Our kids are anxious right now. Youth today spend less than ten minutes a day outside. Whatever we can do to support them in finding healthy ways to connect, I think it’s a really good thing. There’s so much research behind the forest bathing trend, when you go outside and disconnect. Your nervous system comes down. Everything slows down. Your thoughts become clearer. Your creativity boosts. There are so many good things that happen from (though it sounds silly) the whole touching grass idea.
Tools like social media have been trapping people, but you’re going to use them to inspire people. How?

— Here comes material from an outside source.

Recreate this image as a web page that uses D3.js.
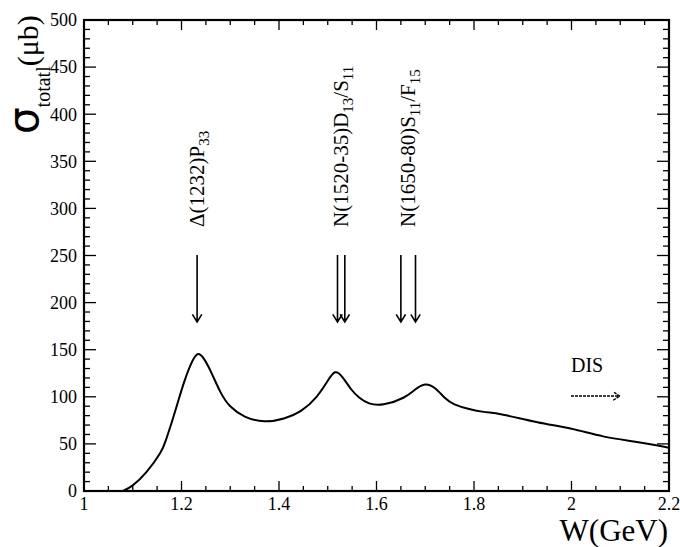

We have an opportunity right now to step in and say, “Hey, let’s find a way to use this that feels really positive, because tech is good.” I think it just all comes back to what we said earlier, that it’s not about what you’re giving up, but what you’re getting back. It’s time to focus on what you get back from disconnecting. When I was a teenager, nobody was reporting everything I was doing. I have a lot of empathy for what our young people are going through today. And I think as adults, we all do, right? And so I think that’s where, to me, The Reset is so important, because this is the spark. Here’s how you can take action. Here’s something you can do.
I think we all feel really powerless. We’re looking for ways to help and to come together and talk about it. I’m hoping that The Reset launches a movement that lasts.
Editor’s note: This interview has been edited for clarity and brevity.